I have a million tabs open up there… mostly poetry sites I want to check out, maybe to submit stuff, or to get ideas, or whatever. They’ve been open for days, maybe a week. But I’m not looking at them tonight ~ I’m too tired now. W10 wants to update again, but I can’t let it cuz I’d have to close the tabs. These tabs, and the whole North Korea problem… it’s all making me very anxious.

Happy belated 4th (USA readers), day late, dollar short.

~*~

The Daily Prompt: Illusion

Fireworks

In Which I Force Myself to Pay Attention

Some days I get down in the grumps and wonder why X keeps happening. Depending on the day/month/year, X could be any number of things. Which is why we’re using X…

I remember once thinking that I was really unlucky with tires and got way more flats than other people. Maybe there was something weird about the way I drove, like I was a nail magnet or something? When I mentioned that to the tire guy, he said, oh, everyone thinks they’re unluckier than normal about their tires. That was pretty funny. I haven’t had a flat since (now I will since I wrote this).

There are days I think I’m in horrible pain all the time, like this morning (when I was in horrible pain from a migraine with stabby neck throbs and nausea), but that’s not true. It just seems true when I’m suffering… and then when I’m not, I forget to notice. Why? Because though I have chronic pain, it’s actually normal for me not to be in horrible pain ~ there’s a difference, and it’s important to acknowledge this. I need to notice the times I feel OK, like now, and remember them.

I’ve said I’m a magnet for certain types of people, but I’ve noticed others saying the same thing. You know the types we mean ~ the drama royals, the narcissists, the nutcases. If you’re not one of these, and even if you are, you’ve surely encountered them. After a few instances, we announce, “I must be a magnet for them!” Well, no. But our interactions with the “types” are so much more vivid than our interactions with ordinary folks that we focus our attention on the types. Hence we decide we’re a magnet. If I force myself to recall more interactions, it turns out that I’ve had many more with ordinary people than with the types. They just aren’t as memorable.

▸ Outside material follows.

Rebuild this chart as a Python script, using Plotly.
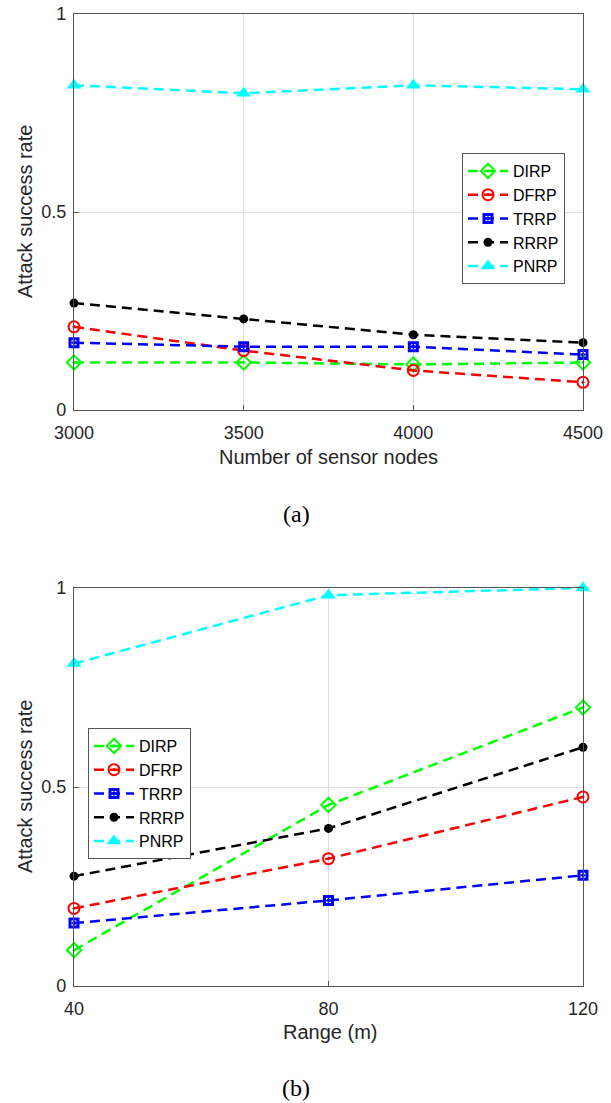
import plotly.graph_objects as go

# ---- data ----
nodes = [3000, 3500, 4000, 4500]
ranges = [40, 80, 120]
series_names = ["DIRP", "DFRP", "TRRP", "RRRP", "PNRP"]

a_DIRP = [0.12, 0.12, 0.115, 0.12]
a_DFRP = [0.21, 0.15, 0.10, 0.07]
a_TRRP = [0.17, 0.16, 0.16, 0.14]
a_RRRP = [0.27, 0.23, 0.19, 0.17]
a_PNRP = [0.82, 0.80, 0.82, 0.81]

b_DIRP = [0.09, 0.455, 0.70]
b_DFRP = [0.195, 0.32, 0.475]
b_TRRP = [0.158, 0.215, 0.278]
b_RRRP = [0.276, 0.396, 0.60]
b_PNRP = [0.81, 0.982, 1.0]

y_ticks = [0, 0.5, 1]
y_ticklabels = ["0", "0.5", "1"]

# ---- styles ----
W, H = 611, 1103
colors = {"DIRP": "#00FF00", "DFRP": "#FF0000", "TRRP": "#0000FF",
          "RRRP": "#000000", "PNRP": "#00FFFF"}
symbols = {"DIRP": "diamond-open-dot", "DFRP": "circle-open-dot",
           "TRRP": "square-open-dot", "RRRP": "circle", "PNRP": "triangle-up"}
msizes = {"DIRP": 11, "DFRP": 11, "TRRP": 8, "RRRP": 9, "PNRP": 13}
mline = {"DIRP": 2, "DFRP": 2, "TRRP": 3, "RRRP": 0, "PNRP": 0}

FONT = "Liberation Sans, Arial, sans-serif"
SERIF = "Liberation Serif, Times New Roman, serif"
TICKCOL = "#262626"

fig = go.Figure()

data_a = [a_DIRP, a_DFRP, a_TRRP, a_RRRP, a_PNRP]
data_b = [b_DIRP, b_DFRP, b_TRRP, b_RRRP, b_PNRP]

def add_series(xv, yv, name, xa, ya, legend):
    fig.add_trace(go.Scatter(
        x=xv, y=yv, name=name, mode="lines+markers",
        xaxis=xa, yaxis=ya, legend=legend, cliponaxis=False,
        line=dict(color=colors[name], width=2.5, dash="10px,6px"),
        marker=dict(symbol=symbols[name], size=msizes[name], color=colors[name],
                    line=dict(color=colors[name], width=mline[name])),
    ))

for name, yv in zip(series_names, data_a):
    add_series(nodes, yv, name, "x", "y", "legend")
for name, yv in zip(series_names, data_b):
    add_series(ranges, yv, name, "x2", "y2", "legend2")

def px_x(p):
    return p / W

def px_y(p):
    return 1 - p / H

xdom = [px_x(74), px_x(583)]
common_axis = dict(showline=True, linecolor="#555555", linewidth=1.2, mirror=True,
                   ticks="inside", ticklen=5, tickcolor="#555555", automargin=False,
                   showgrid=True, gridcolor="#DDDDDD", gridwidth=1, zeroline=False,
                   tickfont=dict(family=FONT, size=18, color=TICKCOL))

legend_common = dict(xanchor="left", yanchor="top", bgcolor="white",
                     bordercolor="#555555", borderwidth=1, itemwidth=40,
                     font=dict(family=FONT, size=16, color="#000000"),
                     tracegroupgap=0)

fig.update_layout(
    width=W, height=H, margin=dict(l=0, r=0, t=0, b=0, autoexpand=False),
    paper_bgcolor="white", plot_bgcolor="white",
    font=dict(family=FONT, color=TICKCOL),
    xaxis=dict(domain=xdom, anchor="y", range=[3000, 4500],
               tickvals=nodes, ticktext=[str(v) for v in nodes],
               ticklabelstandoff=6, **common_axis),
    yaxis=dict(domain=[px_y(410), px_y(14)], anchor="x", range=[0, 1],
               tickvals=y_ticks, ticktext=y_ticklabels,
               ticklabelstandoff=3, **common_axis),
    xaxis2=dict(domain=xdom, anchor="y2", range=[40, 120],
                tickvals=ranges, ticktext=[str(v) for v in ranges],
                ticklabelstandoff=6, **common_axis),
    yaxis2=dict(domain=[px_y(986), px_y(588)], anchor="x2", range=[0, 1],
                tickvals=y_ticks, ticktext=y_ticklabels,
                ticklabelstandoff=3, **common_axis),
    legend=dict(x=px_x(462), y=px_y(153), **legend_common),
    legend2=dict(x=px_x(88), y=px_y(728), **legend_common),
    showlegend=True,
)

annots = [
    dict(text="Number of sensor nodes", x=px_x(328), y=px_y(457), size=20, family=FONT, angle=0),
    dict(text="Attack success rate", x=px_x(25), y=px_y(212), size=20, family=FONT, angle=-90),
    dict(text="Range (m)", x=px_x(330), y=px_y(1032), size=20, family=FONT, angle=0),
    dict(text="Attack success rate", x=px_x(25), y=px_y(787), size=20, family=FONT, angle=-90),
    dict(text="(a)", x=px_x(296), y=px_y(514), size=24, family=SERIF, angle=0),
    dict(text="(b)", x=px_x(296), y=px_y(1088), size=24, family=SERIF, angle=0),
]
for a in annots:
    fig.add_annotation(text=a["text"], x=a["x"], y=a["y"], xref="paper", yref="paper",
                       xanchor="center", yanchor="middle", showarrow=False,
                       textangle=a["angle"],
                       font=dict(family=a["family"], size=a["size"],
                                 color="#000000" if a["family"] == SERIF else TICKCOL))

fig.write_html("out.html", config={"displayModeBar": False},
               post_script="document.body.style.margin='0px';")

At the risk of sounding a little bit woo, I need to focus my attention more on things that bring me pleasure (writing, good health, organizing plans, etc.) and less on things that make me unhappy (flat tires, horrible pain, the “types,” etc.) It’s just common sense.

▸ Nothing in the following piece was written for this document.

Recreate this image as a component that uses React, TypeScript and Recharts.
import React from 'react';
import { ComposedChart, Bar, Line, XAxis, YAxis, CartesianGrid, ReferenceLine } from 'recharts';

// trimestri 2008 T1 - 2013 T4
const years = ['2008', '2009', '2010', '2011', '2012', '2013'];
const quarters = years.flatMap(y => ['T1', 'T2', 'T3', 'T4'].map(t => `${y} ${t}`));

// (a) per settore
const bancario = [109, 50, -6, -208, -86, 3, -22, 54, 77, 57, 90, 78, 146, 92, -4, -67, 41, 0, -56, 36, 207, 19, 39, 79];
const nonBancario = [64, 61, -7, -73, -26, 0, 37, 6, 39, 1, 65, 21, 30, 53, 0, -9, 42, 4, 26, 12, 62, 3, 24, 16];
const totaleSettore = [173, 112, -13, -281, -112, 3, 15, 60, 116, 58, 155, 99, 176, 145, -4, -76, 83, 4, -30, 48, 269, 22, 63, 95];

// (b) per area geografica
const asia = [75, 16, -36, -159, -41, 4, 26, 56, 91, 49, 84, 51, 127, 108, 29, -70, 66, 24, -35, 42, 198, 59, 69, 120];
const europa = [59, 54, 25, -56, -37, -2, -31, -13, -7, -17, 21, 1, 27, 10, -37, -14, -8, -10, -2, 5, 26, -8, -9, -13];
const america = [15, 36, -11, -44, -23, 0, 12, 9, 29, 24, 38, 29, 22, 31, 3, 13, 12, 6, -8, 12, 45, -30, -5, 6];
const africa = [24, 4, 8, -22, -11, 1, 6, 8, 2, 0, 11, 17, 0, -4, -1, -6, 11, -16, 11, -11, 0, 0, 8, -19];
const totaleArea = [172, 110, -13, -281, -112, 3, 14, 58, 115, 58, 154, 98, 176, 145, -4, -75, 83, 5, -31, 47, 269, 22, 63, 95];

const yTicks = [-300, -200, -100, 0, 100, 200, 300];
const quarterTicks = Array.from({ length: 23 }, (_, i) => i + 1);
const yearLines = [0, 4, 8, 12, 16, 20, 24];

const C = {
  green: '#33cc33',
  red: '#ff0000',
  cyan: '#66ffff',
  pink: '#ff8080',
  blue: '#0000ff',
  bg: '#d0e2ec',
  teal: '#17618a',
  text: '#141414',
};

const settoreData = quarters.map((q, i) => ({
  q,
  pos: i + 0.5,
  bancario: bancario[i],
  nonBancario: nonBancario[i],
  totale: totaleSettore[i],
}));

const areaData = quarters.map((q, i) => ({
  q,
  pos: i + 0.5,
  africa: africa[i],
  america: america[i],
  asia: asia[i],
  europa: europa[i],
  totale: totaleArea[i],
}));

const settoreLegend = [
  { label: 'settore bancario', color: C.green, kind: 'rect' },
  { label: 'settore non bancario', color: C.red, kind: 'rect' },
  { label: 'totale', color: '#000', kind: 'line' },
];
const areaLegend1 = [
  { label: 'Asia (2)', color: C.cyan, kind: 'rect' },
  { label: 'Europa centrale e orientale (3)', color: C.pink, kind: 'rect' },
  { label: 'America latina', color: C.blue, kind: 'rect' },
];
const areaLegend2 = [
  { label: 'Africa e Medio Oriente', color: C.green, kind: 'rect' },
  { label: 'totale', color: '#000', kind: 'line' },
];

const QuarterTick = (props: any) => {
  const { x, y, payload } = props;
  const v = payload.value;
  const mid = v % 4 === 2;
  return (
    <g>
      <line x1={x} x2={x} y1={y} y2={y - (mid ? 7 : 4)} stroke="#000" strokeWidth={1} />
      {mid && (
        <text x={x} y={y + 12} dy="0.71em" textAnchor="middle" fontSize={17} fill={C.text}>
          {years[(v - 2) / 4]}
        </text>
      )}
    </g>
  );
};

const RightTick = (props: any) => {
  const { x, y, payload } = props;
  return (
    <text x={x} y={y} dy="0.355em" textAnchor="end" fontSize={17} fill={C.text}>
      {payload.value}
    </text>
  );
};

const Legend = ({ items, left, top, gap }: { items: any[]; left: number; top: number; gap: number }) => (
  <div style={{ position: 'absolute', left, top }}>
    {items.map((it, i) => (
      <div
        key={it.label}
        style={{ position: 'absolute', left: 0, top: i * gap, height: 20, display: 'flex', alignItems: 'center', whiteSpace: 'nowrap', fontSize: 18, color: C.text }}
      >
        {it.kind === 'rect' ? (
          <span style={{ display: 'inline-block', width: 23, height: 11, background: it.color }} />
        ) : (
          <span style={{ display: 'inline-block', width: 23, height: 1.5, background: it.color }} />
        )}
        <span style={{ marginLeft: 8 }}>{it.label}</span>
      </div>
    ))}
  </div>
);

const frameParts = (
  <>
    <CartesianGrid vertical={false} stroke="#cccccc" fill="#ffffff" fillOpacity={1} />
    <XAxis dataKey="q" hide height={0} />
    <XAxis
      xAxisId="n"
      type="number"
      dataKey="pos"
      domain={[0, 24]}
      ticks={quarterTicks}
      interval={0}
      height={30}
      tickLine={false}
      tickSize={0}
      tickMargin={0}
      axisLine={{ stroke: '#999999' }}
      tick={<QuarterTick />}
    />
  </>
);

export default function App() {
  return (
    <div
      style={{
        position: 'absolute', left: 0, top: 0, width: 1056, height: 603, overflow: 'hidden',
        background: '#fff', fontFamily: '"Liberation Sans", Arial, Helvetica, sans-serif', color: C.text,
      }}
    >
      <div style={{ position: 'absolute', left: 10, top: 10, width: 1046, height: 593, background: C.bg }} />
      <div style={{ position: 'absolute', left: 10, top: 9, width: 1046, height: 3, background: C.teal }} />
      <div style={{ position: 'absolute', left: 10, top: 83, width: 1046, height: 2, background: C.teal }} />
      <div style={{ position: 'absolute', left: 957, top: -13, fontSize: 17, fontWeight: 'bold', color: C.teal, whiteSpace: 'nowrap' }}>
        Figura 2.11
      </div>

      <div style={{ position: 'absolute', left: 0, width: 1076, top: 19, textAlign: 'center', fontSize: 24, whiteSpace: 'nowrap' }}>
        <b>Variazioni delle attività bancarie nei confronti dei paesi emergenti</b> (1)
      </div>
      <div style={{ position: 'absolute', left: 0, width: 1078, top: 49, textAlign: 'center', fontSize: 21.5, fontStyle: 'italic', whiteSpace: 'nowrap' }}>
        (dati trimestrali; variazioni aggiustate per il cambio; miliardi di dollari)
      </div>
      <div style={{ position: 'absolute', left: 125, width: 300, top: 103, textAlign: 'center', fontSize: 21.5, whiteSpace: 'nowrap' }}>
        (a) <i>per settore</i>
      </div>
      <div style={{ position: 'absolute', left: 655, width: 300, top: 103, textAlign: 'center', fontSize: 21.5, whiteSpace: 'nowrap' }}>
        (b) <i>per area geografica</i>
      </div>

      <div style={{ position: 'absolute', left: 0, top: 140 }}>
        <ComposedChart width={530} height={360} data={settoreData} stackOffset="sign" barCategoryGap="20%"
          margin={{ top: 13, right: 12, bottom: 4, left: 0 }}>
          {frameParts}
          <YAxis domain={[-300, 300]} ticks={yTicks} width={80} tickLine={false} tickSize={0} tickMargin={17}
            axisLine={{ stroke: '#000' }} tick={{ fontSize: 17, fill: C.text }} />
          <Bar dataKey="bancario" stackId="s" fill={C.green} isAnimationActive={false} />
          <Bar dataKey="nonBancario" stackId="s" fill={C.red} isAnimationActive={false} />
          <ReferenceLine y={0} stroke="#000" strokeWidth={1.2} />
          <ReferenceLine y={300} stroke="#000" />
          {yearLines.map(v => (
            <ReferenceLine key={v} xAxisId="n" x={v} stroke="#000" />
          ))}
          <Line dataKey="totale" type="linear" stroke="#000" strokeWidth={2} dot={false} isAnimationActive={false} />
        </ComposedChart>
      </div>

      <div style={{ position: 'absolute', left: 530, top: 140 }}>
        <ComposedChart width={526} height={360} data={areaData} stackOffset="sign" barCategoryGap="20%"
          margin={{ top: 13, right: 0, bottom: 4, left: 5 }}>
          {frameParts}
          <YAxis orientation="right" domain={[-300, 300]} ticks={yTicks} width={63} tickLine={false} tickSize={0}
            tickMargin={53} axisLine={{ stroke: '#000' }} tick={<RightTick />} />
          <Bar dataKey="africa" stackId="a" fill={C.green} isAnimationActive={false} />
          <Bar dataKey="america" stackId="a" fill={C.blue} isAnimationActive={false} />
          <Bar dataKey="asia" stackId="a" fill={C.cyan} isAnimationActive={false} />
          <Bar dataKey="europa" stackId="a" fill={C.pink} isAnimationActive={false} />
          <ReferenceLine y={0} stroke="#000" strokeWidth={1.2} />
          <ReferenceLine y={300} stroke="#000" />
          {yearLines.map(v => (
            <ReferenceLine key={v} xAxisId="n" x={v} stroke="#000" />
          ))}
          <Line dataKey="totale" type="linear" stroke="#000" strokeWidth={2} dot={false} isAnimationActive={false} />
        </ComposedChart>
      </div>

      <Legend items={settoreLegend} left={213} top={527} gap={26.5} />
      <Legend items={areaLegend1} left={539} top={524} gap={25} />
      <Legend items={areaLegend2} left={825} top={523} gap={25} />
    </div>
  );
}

Next up: crystals and aromatherapy.

~*~

The Daily Prompt: Magnet

Regarding Yelling

I’ve become very spoiled lately, living alone and leading such a quiet life, despite having a very vocal kitteh. The more time passes, the more I find I can’t tolerate any loudness. Perhaps it has something to do with the tinnitus (as discussed); or perhaps it’s just that I’m in the habit of indulging my own preferences only… and they run to the white noise varieties. During my childhood, my parents argued frequently and were in the habit of yelling at each other to the point where it seemed that violence was imminent (though it rarely ever came to that), and this was often scary for a little kid, though one does get used to things. However, one also gets used to the absence of such.

Nothing gets me in a bad mood faster than sustained bursts of noise. I find I’m unable to focus on anything else. Raised, angry voices literally make me cringe in fear, even if they have nothing to do with me. Saturday afternoon a group of young men appeared to be having an argument in the parking lot of my apartment complex, and I was scared to go out to my car. It was silly, but I began to worry they’d start physically fighting, even though there was no sign of this. I thought it could happen. They were nowhere near my car, but even so, I stayed inside for a while until they quieted down, and I was slightly late for my meeting ~ because I was afraid of nothing really.

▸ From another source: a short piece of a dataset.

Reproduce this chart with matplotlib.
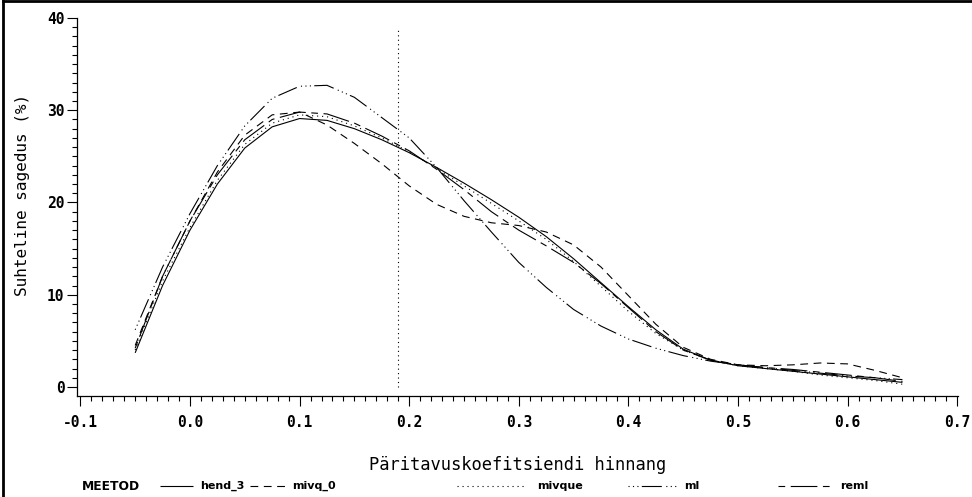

Ironically, my meeting was in a public place, and it was loud there too, which eventually put me in a grumpy mood for a while until the crowd thinned out and the noise volume lowered. Geez, I’m such a crabby old lady now. Guess what? IDGAF about that. I like what I like… and more importantly, I dislike what I dislike.

Crabby-Single-Female

~*~

The Daily Prompt: Cringe

Stuck in the Meddle with You

I don’t like to meddle, or even give advice really. I don’t know anything! But most people lurve to give advice… omg how they will tell you what you should do if you give them half a chance. Even if you don’t ask, they’ll tell you. Even if you obviously have it way more together than they do, they won’t hesitate to explain how you could do better. That’s just the way people are, or at least the ones I’ve encountered. I guess that’s a topic for another poast ~ the kinds of people who gravitate toward me. Yes.

But we’re here today to discuss meddling, since that’s the WOTD.

I’ve tried so hard to stay out of other people’s stuffs and yet… and yet… I know so much about other people’s stuffs. How did this happen? Why do people confide in me so often? It’s one of the biggest ironies of my life. Probably because I don’t meddle or even judge really. Why would I judge anyone, since I’ve made so many mistakes? I just sit there and listen, wondering why I’m so trusted, which is probably why. Weird!

It’s hard not to feel like you’ve meddled, even when you’ve only listened and agreed with what the person wanted to do all along. My standard “advice” is just hey don’t do what I’ve done, which is silly really since I’m not that bad off, I suppose. Sort of. Depending on your definitions. Whatever!